Find each line holding "that" and copy it out.
** Begin COLLECTED DATA **
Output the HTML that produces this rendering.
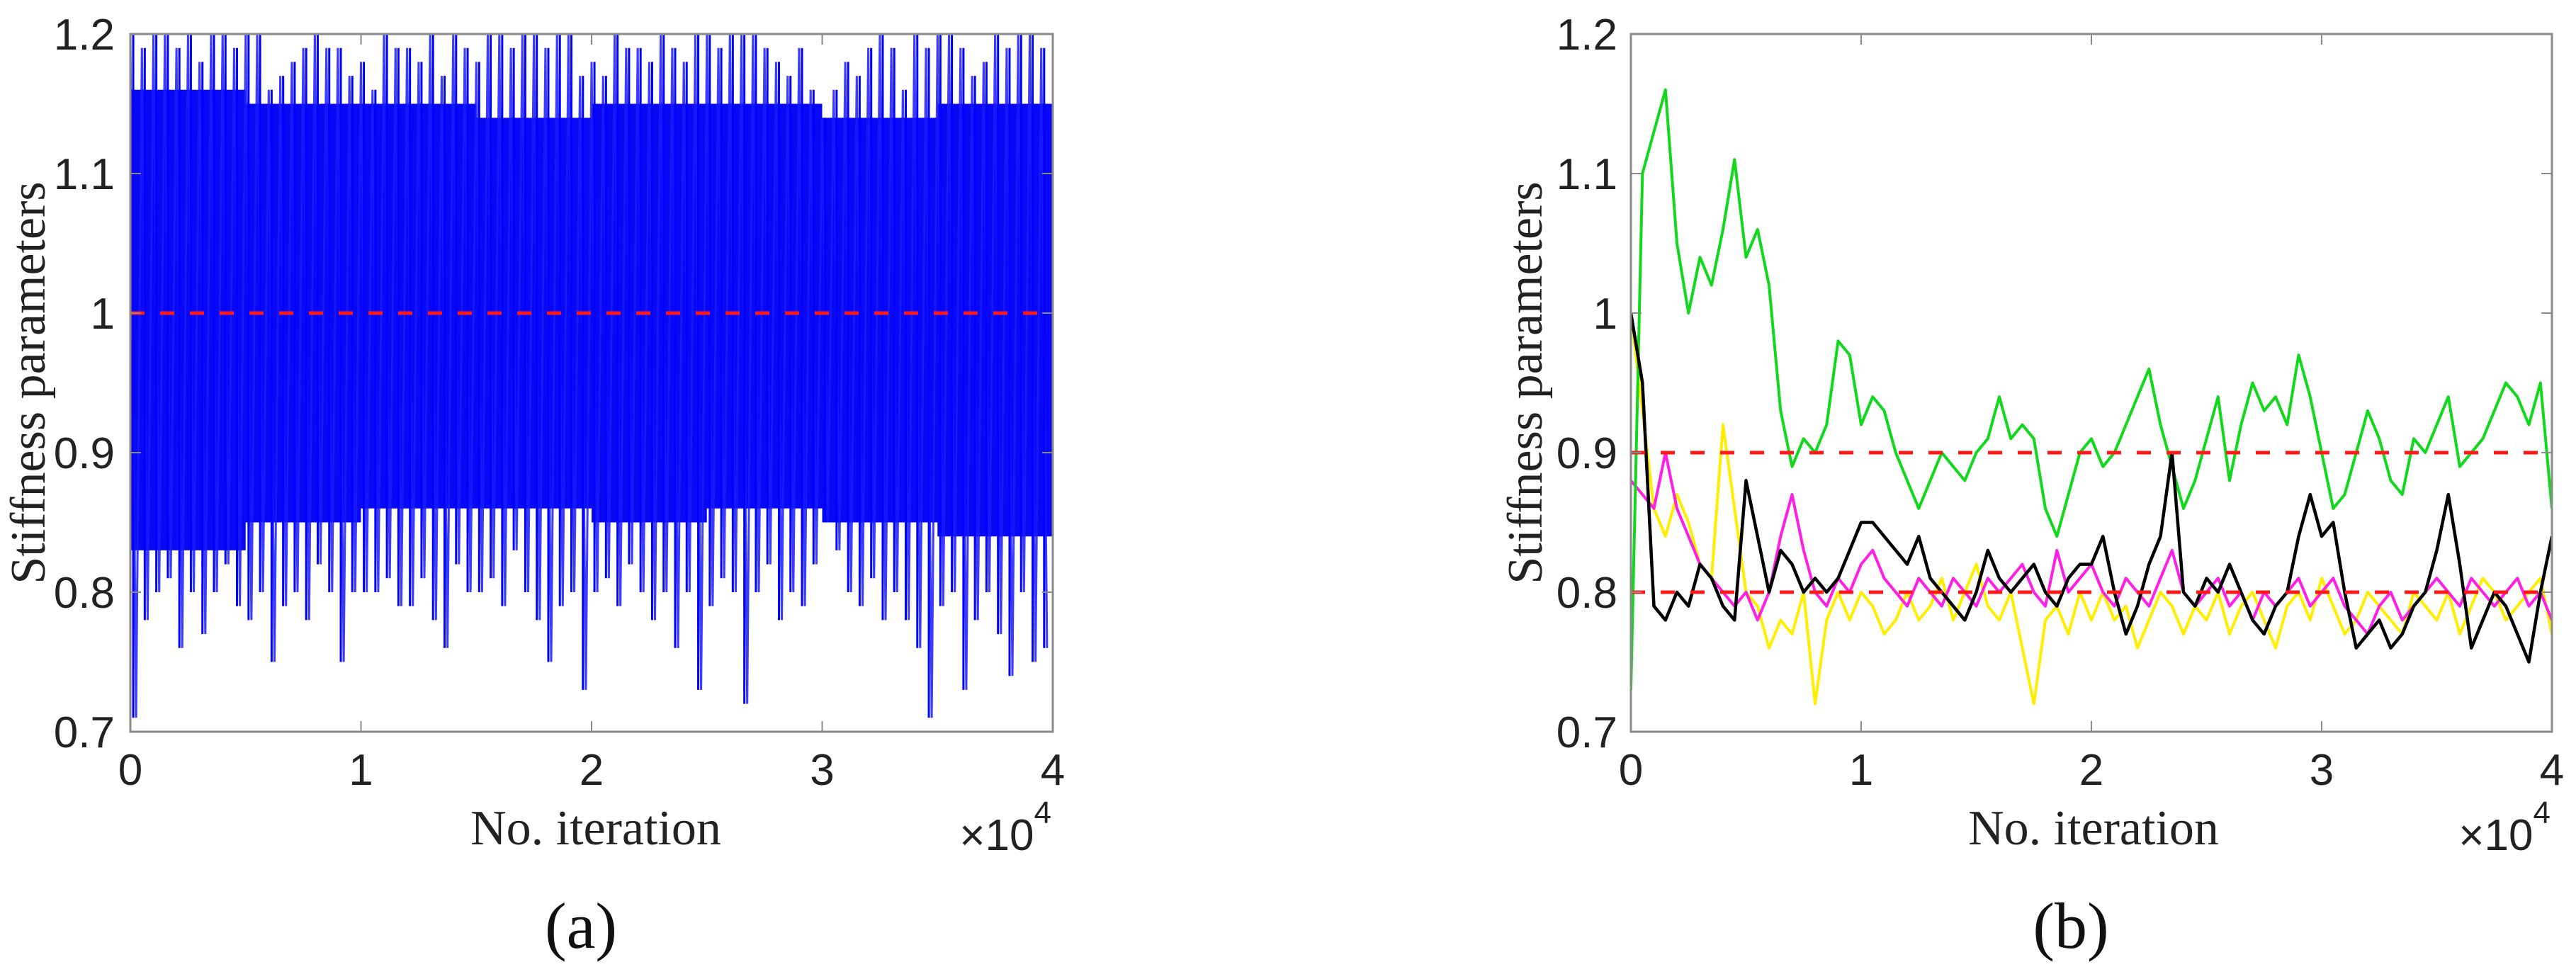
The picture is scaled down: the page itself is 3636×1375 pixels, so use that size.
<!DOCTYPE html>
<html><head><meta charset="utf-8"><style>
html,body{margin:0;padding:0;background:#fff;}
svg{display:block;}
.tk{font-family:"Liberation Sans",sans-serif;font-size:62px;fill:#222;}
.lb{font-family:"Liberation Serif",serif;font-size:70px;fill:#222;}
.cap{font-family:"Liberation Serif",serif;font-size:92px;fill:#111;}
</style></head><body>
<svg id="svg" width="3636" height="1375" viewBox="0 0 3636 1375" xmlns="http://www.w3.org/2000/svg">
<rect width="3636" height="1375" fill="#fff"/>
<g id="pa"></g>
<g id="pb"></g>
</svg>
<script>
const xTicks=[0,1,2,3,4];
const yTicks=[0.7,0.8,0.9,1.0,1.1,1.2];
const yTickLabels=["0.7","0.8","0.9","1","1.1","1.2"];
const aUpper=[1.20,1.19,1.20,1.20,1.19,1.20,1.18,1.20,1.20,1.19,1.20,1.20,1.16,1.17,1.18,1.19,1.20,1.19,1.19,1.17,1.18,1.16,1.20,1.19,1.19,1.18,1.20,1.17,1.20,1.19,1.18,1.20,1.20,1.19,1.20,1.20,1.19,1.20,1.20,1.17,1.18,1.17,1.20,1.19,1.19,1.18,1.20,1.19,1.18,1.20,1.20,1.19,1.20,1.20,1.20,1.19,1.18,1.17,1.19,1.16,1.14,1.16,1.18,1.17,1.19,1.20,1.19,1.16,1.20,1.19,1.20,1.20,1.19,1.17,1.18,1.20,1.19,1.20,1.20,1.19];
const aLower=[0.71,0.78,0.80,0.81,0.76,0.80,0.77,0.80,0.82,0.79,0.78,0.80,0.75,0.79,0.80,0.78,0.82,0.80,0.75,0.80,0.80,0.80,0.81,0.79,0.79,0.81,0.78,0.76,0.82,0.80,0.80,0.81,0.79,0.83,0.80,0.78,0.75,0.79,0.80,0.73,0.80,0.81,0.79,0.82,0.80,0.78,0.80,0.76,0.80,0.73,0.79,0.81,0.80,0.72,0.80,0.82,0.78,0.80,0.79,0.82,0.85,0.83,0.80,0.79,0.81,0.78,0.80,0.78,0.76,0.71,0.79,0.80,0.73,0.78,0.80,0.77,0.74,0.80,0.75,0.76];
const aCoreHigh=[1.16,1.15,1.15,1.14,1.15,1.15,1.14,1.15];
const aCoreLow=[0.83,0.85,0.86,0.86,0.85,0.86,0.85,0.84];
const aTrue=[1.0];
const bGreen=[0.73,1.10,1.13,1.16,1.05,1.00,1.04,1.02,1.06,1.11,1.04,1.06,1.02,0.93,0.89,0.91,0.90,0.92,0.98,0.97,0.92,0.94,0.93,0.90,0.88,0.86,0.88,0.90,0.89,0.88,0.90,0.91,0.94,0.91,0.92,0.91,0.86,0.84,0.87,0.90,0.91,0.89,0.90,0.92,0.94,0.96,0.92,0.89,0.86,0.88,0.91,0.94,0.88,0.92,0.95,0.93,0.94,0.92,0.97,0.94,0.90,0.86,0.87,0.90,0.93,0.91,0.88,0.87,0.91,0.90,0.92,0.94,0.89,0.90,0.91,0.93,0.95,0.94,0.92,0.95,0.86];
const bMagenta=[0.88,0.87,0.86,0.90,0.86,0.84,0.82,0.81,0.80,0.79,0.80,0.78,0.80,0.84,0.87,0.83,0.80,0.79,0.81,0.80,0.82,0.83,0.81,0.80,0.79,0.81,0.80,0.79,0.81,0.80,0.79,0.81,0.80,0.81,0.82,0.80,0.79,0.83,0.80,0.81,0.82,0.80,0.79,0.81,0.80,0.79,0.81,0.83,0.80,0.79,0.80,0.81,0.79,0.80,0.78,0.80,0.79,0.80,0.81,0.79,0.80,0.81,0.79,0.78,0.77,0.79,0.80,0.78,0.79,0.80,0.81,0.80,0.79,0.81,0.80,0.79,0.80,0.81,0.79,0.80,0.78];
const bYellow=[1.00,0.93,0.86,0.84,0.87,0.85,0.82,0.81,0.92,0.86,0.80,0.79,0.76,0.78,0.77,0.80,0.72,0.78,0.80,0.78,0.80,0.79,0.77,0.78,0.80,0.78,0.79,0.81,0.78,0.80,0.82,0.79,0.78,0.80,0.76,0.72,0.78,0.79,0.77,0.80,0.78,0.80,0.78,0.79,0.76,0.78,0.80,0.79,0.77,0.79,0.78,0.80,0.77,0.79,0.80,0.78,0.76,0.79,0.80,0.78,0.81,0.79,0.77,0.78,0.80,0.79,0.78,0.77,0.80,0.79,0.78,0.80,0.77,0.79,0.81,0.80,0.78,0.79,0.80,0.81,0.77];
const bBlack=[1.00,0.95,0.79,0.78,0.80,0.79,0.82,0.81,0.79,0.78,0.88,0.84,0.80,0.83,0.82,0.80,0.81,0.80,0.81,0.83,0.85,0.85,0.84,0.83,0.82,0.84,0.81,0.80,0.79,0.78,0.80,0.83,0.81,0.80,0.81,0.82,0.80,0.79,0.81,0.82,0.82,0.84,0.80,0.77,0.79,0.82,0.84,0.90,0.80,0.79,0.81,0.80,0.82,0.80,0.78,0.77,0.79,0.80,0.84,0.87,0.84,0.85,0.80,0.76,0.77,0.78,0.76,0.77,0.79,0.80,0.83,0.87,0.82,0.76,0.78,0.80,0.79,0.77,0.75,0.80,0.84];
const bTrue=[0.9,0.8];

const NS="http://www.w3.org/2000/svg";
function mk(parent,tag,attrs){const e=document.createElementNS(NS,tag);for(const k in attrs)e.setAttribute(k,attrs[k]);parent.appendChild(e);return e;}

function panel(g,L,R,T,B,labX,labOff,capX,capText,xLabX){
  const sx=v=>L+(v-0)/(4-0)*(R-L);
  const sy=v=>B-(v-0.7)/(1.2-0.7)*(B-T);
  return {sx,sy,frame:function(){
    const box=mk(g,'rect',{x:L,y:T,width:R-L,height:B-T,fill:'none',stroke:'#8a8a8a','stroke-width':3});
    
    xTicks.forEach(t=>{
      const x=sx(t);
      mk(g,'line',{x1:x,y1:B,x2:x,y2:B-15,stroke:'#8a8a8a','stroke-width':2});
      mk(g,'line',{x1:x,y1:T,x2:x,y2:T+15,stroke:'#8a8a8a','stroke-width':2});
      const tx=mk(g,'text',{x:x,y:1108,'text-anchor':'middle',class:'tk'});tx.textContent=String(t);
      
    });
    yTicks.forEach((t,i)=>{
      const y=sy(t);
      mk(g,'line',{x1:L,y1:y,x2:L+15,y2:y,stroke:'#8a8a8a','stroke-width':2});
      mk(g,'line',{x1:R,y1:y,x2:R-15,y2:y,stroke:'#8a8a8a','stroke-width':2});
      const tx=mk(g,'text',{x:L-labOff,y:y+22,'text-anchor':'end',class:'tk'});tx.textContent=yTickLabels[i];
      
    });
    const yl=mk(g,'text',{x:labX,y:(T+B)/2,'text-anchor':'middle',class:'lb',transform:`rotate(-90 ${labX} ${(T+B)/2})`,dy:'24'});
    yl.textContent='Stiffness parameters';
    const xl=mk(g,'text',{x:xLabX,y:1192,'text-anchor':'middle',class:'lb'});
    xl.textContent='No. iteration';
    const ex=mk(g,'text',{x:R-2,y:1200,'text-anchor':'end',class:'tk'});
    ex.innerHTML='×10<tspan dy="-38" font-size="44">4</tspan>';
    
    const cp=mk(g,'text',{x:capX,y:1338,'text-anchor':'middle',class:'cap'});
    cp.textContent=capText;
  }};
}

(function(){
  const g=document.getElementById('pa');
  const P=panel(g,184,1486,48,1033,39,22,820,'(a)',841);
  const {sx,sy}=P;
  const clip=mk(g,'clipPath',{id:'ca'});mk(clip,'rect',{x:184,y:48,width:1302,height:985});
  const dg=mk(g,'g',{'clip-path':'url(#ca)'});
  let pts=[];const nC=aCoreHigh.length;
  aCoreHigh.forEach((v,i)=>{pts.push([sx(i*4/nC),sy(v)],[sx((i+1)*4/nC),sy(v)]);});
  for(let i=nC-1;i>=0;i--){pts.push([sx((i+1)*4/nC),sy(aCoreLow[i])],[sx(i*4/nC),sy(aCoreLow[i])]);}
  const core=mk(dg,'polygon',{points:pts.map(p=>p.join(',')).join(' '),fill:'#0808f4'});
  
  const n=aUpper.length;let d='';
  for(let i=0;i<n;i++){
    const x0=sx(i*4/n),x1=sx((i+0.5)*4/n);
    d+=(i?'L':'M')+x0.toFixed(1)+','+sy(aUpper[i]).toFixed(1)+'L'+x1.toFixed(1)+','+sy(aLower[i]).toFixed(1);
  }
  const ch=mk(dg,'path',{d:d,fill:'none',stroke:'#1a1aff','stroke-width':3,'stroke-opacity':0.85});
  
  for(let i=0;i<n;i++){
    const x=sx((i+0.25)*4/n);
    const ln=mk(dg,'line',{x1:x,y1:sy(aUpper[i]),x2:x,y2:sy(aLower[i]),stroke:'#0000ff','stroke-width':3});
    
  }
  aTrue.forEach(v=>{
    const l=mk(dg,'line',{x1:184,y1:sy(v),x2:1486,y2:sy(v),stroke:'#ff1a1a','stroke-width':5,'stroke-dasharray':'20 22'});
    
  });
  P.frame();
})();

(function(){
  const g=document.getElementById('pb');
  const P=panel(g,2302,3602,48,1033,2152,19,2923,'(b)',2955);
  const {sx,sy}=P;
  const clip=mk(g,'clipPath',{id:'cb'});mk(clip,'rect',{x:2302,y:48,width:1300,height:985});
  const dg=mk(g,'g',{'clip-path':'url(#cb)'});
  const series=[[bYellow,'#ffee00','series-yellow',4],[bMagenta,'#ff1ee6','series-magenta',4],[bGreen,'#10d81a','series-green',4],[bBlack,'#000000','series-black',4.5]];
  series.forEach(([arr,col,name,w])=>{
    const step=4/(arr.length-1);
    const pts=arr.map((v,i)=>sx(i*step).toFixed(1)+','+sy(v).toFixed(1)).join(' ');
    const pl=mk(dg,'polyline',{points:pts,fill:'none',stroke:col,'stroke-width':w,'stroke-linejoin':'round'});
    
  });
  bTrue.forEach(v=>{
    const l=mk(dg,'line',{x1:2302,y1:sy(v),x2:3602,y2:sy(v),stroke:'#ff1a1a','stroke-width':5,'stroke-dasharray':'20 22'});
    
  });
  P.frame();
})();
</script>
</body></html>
** End COLLECTED DATA **
=== CORRECT OUTPUT ===
Output the HTML that produces this rendering.
The picture is scaled down: the page itself is 3636×1375 pixels, so use that size.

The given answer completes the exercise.